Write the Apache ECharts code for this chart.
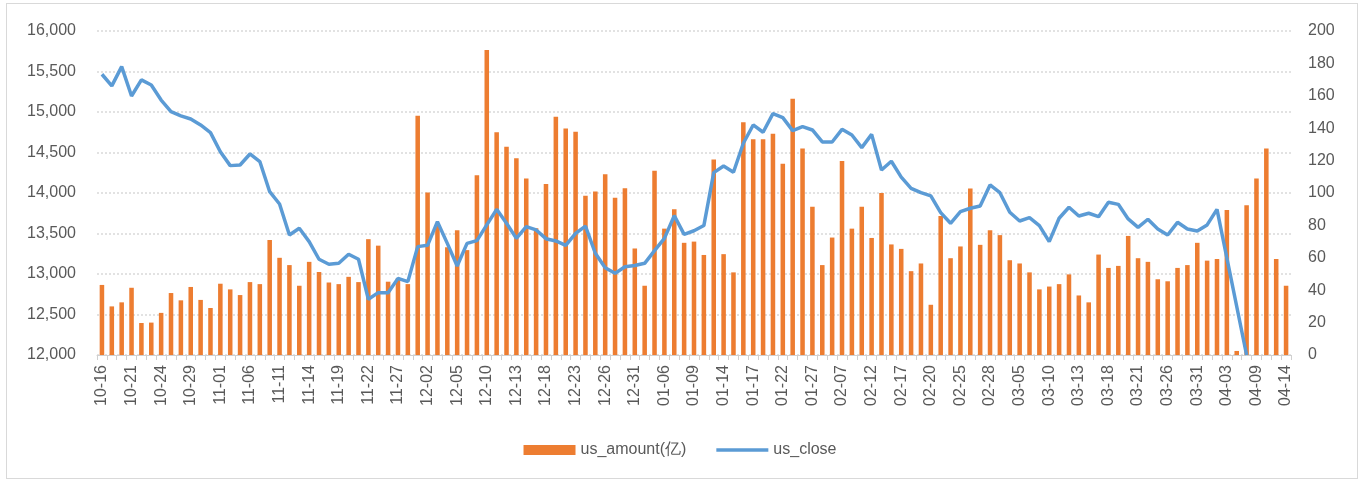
<!DOCTYPE html>
<html>
<head>
<meta charset="utf-8">
<title>us_amount / us_close</title>
<script src="https://cdn.jsdelivr.net/npm/echarts@6/dist/echarts.min.js"></script>
<style>
  html, body { margin: 0; padding: 0; background: #fff; }
  #wrap { position: relative; width: 1360px; height: 481px; }
  #main { width: 1360px; height: 481px; }
  #frame { position: absolute; left: 6px; top: 3px; width: 1350px; height: 474px; border: 1px solid #d9d9d9; pointer-events: none; }
</style>
</head>
<body>
<div id="wrap">
  <div id="main"></div>
  <div id="frame"></div>
</div>
<script>
// 交易日 (2024-10-16 ~ 2025-04-14)
var dates = [
  '10-16','10-17','10-18','10-21','10-22','10-23','10-24','10-25','10-28','10-29','10-30','10-31',
  '11-01','11-04','11-05','11-06','11-07','11-08','11-11','11-12','11-13','11-14','11-15','11-18','11-19','11-20','11-21','11-22','11-25','11-26','11-27','11-28','11-29',
  '12-02','12-03','12-04','12-05','12-06','12-09','12-10','12-11','12-12','12-13','12-16','12-17','12-18','12-19','12-20','12-23','12-24','12-25','12-26','12-27','12-30','12-31',
  '01-02','01-03','01-06','01-07','01-08','01-09','01-10','01-13','01-14','01-15','01-16','01-17','01-20','01-21','01-22','01-23','01-24','01-27',
  '02-05','02-06','02-07','02-10','02-11','02-12','02-13','02-14','02-17','02-18','02-19','02-20','02-21','02-24','02-25','02-26','02-27','02-28',
  '03-03','03-04','03-05','03-06','03-07','03-10','03-11','03-12','03-13','03-14','03-17','03-18','03-19','03-20','03-21','03-24','03-25','03-26','03-27','03-28','03-31',
  '04-01','04-02','04-03','04-07','04-08','04-09','04-10','04-11','04-14'
];

// 成交额(亿) - 左轴
var usAmount = [
  12865, 12600, 12650, 12830, 12395, 12400, 12520, 12765, 12675, 12840, 12680, 12580,
  12880, 12810, 12740, 12900, 12875, 13420, 13200, 13110, 12855, 13150, 13025, 12895, 12875, 12965, 12900, 13430, 13350, 12905, 12945, 12875, 14955,
  14005, 13600, 13330, 13540, 13295, 14220, 15765, 14750, 14570, 14430, 14180, 13565, 14110, 14940, 14795, 14755, 13965, 14020, 14230, 13940, 14060, 13315,
  12855, 14275, 13560, 13800, 13385, 13400, 13235, 14415, 13245, 13020, 14875, 14665, 14665, 14730, 14360, 15165, 14550, 13830,
  13110, 13450, 14395, 13560, 13830, 13445, 14000, 13365, 13310, 13035, 13130, 12620, 13715, 13195, 13340, 14055, 13360, 13540,
  13480, 13170, 13130, 13020, 12810, 12845, 12875, 12995, 12735, 12650, 13240, 13075, 13100, 13470, 13195, 13150, 12935, 12910, 13075, 13110, 13385,
  13165, 13185, 13790, 12050, 13850, 14180, 14550, 13185, 12855
];

// 收盘 - 右轴 (04-03 之后缺数据)
var usClose = [
  173.3, 166.1, 178.0, 159.9, 169.8, 166.7, 157.4, 150.2, 147.6, 145.7, 142.0, 137.3,
  125.5, 116.9, 117.3, 124.1, 119.4, 100.8, 93.2, 74.1, 78.2, 70.0, 59.1, 56.0, 56.6, 62.2, 59.1, 34.4, 38.5, 38.5, 47.3, 45.3, 66.9,
  67.7, 82.3, 68.9, 54.9, 68.9, 70.6, 80.3, 89.9, 81.3, 72.0, 79.2, 77.2, 71.8, 70.4, 67.7, 75.1, 79.6, 62.8, 53.9, 50.4, 54.5, 55.2,
  56.6, 64.4, 72.0, 86.0, 74.5, 76.7, 79.9, 112.6, 116.7, 112.8, 130.7, 142.0, 137.5, 149.0, 146.5, 138.5, 141.0, 138.9,
  131.5, 131.5, 139.3, 135.8, 128.0, 136.2, 114.2, 119.6, 109.8, 102.9, 100.2, 98.2, 87.9, 81.3, 88.5, 90.6, 92.0, 105.0,
  100.2, 88.1, 82.7, 84.8, 79.9, 70.0, 84.4, 91.2, 85.8, 87.5, 85.4, 94.3, 93.0, 84.0, 78.8, 83.8, 77.8, 74.1, 81.9, 77.8, 76.6,
  80.3, 89.9, null, null, 0, null, null, null, null
];

var leftTicks = { min: 12000, max: 16000, step: 500 };
var rightTicks = { min: 0, max: 200, step: 20 };

var textColor = '#595959';
var fontFam = '"Liberation Sans", Arial, sans-serif';

var myChart = echarts.init(document.getElementById('main'));
var option = {
  animation: false,
  textStyle: { fontFamily: fontFam },
  grid: { left: 97, right: 69, top: 31, bottom: 126 },
  legend: {
    top: 437,
    left: 'center',
    itemWidth: 52,
    itemHeight: 10,
    itemGap: 30,
    textStyle: { color: textColor, fontSize: 16, fontFamily: fontFam },
    data: [
      { name: 'us_amount(亿)', icon: 'rect' },
      { name: 'us_close', icon: 'path://M0,0H52V3.5H0Z' }
    ]
  },
  xAxis: {
    type: 'category',
    data: dates,
    axisLine: { lineStyle: { color: '#d0d0d0', width: 1 } },
    axisTick: { show: true, interval: 0, length: 5, lineStyle: { color: '#d0d0d0' } },
    axisLabel: { interval: 2, rotate: 90, margin: 10, color: textColor, fontSize: 16, fontFamily: fontFam }
  },
  yAxis: [
    {
      type: 'value',
      min: leftTicks.min, max: leftTicks.max, interval: leftTicks.step,
      axisLine: { show: false },
      axisTick: { show: false },
      axisLabel: {
        margin: 21, color: textColor, fontSize: 16, fontFamily: fontFam,
        formatter: function (v) { return v.toLocaleString('en-US'); }
      },
      splitLine: { lineStyle: { color: '#d9d9d9', width: 1.5, type: [2, 2] } }
    },
    {
      type: 'value',
      min: rightTicks.min, max: rightTicks.max, interval: rightTicks.step,
      axisLine: { show: false },
      axisTick: { show: false },
      axisLabel: { margin: 17, color: textColor, fontSize: 16, fontFamily: fontFam },
      splitLine: { show: false }
    }
  ],
  series: [
    {
      name: 'us_amount(亿)',
      type: 'bar',
      yAxisIndex: 0,
      data: usAmount,
      barWidth: '46%',
      itemStyle: { color: '#ED7D31' }
    },
    {
      name: 'us_close',
      type: 'line',
      yAxisIndex: 1,
      data: usClose,
      connectNulls: true,
      symbol: 'none',
      showSymbol: false,
      lineStyle: { color: '#5B9BD5', width: 3.5 },
      itemStyle: { color: '#5B9BD5' }
    }
  ]
};
myChart.setOption(option, true);
</script>
</body>
</html>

• • • • • • •

__Your task__: Every line of the data should be copied as it stands, without the images.

__Result of this exercise__:
Write the Apache ECharts code for this chart.
<!DOCTYPE html>
<html>
<head>
<meta charset="utf-8">
<title>us_amount / us_close</title>
<script src="https://cdn.jsdelivr.net/npm/echarts@6/dist/echarts.min.js"></script>
<style>
  html, body { margin: 0; padding: 0; background: #fff; }
  #wrap { position: relative; width: 1360px; height: 481px; }
  #main { width: 1360px; height: 481px; }
  #frame { position: absolute; left: 6px; top: 3px; width: 1350px; height: 474px; border: 1px solid #d9d9d9; pointer-events: none; }
</style>
</head>
<body>
<div id="wrap">
  <div id="main"></div>
  <div id="frame"></div>
</div>
<script>
// 交易日 (2024-10-16 ~ 2025-04-14)
var dates = [
  '10-16','10-17','10-18','10-21','10-22','10-23','10-24','10-25','10-28','10-29','10-30','10-31',
  '11-01','11-04','11-05','11-06','11-07','11-08','11-11','11-12','11-13','11-14','11-15','11-18','11-19','11-20','11-21','11-22','11-25','11-26','11-27','11-28','11-29',
  '12-02','12-03','12-04','12-05','12-06','12-09','12-10','12-11','12-12','12-13','12-16','12-17','12-18','12-19','12-20','12-23','12-24','12-25','12-26','12-27','12-30','12-31',
  '01-02','01-03','01-06','01-07','01-08','01-09','01-10','01-13','01-14','01-15','01-16','01-17','01-20','01-21','01-22','01-23','01-24','01-27',
  '02-05','02-06','02-07','02-10','02-11','02-12','02-13','02-14','02-17','02-18','02-19','02-20','02-21','02-24','02-25','02-26','02-27','02-28',
  '03-03','03-04','03-05','03-06','03-07','03-10','03-11','03-12','03-13','03-14','03-17','03-18','03-19','03-20','03-21','03-24','03-25','03-26','03-27','03-28','03-31',
  '04-01','04-02','04-03','04-07','04-08','04-09','04-10','04-11','04-14'
];

// 成交额(亿) - 左轴
var usAmount = [
  12865, 12600, 12650, 12830, 12395, 12400, 12520, 12765, 12675, 12840, 12680, 12580,
  12880, 12810, 12740, 12900, 12875, 13420, 13200, 13110, 12855, 13150, 13025, 12895, 12875, 12965, 12900, 13430, 13350, 12905, 12945, 12875, 14955,
  14005, 13600, 13330, 13540, 13295, 14220, 15765, 14750, 14570, 14430, 14180, 13565, 14110, 14940, 14795, 14755, 13965, 14020, 14230, 13940, 14060, 13315,
  12855, 14275, 13560, 13800, 13385, 13400, 13235, 14415, 13245, 13020, 14875, 14665, 14665, 14730, 14360, 15165, 14550, 13830,
  13110, 13450, 14395, 13560, 13830, 13445, 14000, 13365, 13310, 13035, 13130, 12620, 13715, 13195, 13340, 14055, 13360, 13540,
  13480, 13170, 13130, 13020, 12810, 12845, 12875, 12995, 12735, 12650, 13240, 13075, 13100, 13470, 13195, 13150, 12935, 12910, 13075, 13110, 13385,
  13165, 13185, 13790, 12050, 13850, 14180, 14550, 13185, 12855
];

// 收盘 - 右轴 (04-03 之后缺数据)
var usClose = [
  173.3, 166.1, 178.0, 159.9, 169.8, 166.7, 157.4, 150.2, 147.6, 145.7, 142.0, 137.3,
  125.5, 116.9, 117.3, 124.1, 119.4, 100.8, 93.2, 74.1, 78.2, 70.0, 59.1, 56.0, 56.6, 62.2, 59.1, 34.4, 38.5, 38.5, 47.3, 45.3, 66.9,
  67.7, 82.3, 68.9, 54.9, 68.9, 70.6, 80.3, 89.9, 81.3, 72.0, 79.2, 77.2, 71.8, 70.4, 67.7, 75.1, 79.6, 62.8, 53.9, 50.4, 54.5, 55.2,
  56.6, 64.4, 72.0, 86.0, 74.5, 76.7, 79.9, 112.6, 116.7, 112.8, 130.7, 142.0, 137.5, 149.0, 146.5, 138.5, 141.0, 138.9,
  131.5, 131.5, 139.3, 135.8, 128.0, 136.2, 114.2, 119.6, 109.8, 102.9, 100.2, 98.2, 87.9, 81.3, 88.5, 90.6, 92.0, 105.0,
  100.2, 88.1, 82.7, 84.8, 79.9, 70.0, 84.4, 91.2, 85.8, 87.5, 85.4, 94.3, 93.0, 84.0, 78.8, 83.8, 77.8, 74.1, 81.9, 77.8, 76.6,
  80.3, 89.9, null, null, 0, null, null, null, null
];

var leftTicks = { min: 12000, max: 16000, step: 500 };
var rightTicks = { min: 0, max: 200, step: 20 };

var textColor = '#595959';
var fontFam = '"Liberation Sans", Arial, sans-serif';

var myChart = echarts.init(document.getElementById('main'));
var option = {
  animation: false,
  textStyle: { fontFamily: fontFam },
  grid: { left: 97, right: 69, top: 31, bottom: 126 },
  legend: {
    top: 437,
    left: 'center',
    itemWidth: 52,
    itemHeight: 10,
    itemGap: 30,
    textStyle: { color: textColor, fontSize: 16, fontFamily: fontFam },
    data: [
      { name: 'us_amount(亿)', icon: 'rect' },
      { name: 'us_close', icon: 'path://M0,0H52V3.5H0Z' }
    ]
  },
  xAxis: {
    type: 'category',
    data: dates,
    axisLine: { lineStyle: { color: '#d0d0d0', width: 1 } },
    axisTick: { show: true, interval: 0, length: 5, lineStyle: { color: '#d0d0d0' } },
    axisLabel: { interval: 2, rotate: 90, margin: 10, color: textColor, fontSize: 16, fontFamily: fontFam }
  },
  yAxis: [
    {
      type: 'value',
      min: leftTicks.min, max: leftTicks.max, interval: leftTicks.step,
      axisLine: { show: false },
      axisTick: { show: false },
      axisLabel: {
        margin: 21, color: textColor, fontSize: 16, fontFamily: fontFam,
        formatter: function (v) { return v.toLocaleString('en-US'); }
      },
      splitLine: { lineStyle: { color: '#d9d9d9', width: 1.5, type: [2, 2] } }
    },
    {
      type: 'value',
      min: rightTicks.min, max: rightTicks.max, interval: rightTicks.step,
      axisLine: { show: false },
      axisTick: { show: false },
      axisLabel: { margin: 17, color: textColor, fontSize: 16, fontFamily: fontFam },
      splitLine: { show: false }
    }
  ],
  series: [
    {
      name: 'us_amount(亿)',
      type: 'bar',
      yAxisIndex: 0,
      data: usAmount,
      barWidth: '46%',
      itemStyle: { color: '#ED7D31' }
    },
    {
      name: 'us_close',
      type: 'line',
      yAxisIndex: 1,
      data: usClose,
      connectNulls: true,
      symbol: 'none',
      showSymbol: false,
      lineStyle: { color: '#5B9BD5', width: 3.5 },
      itemStyle: { color: '#5B9BD5' }
    }
  ]
};
myChart.setOption(option, true);
</script>
</body>
</html>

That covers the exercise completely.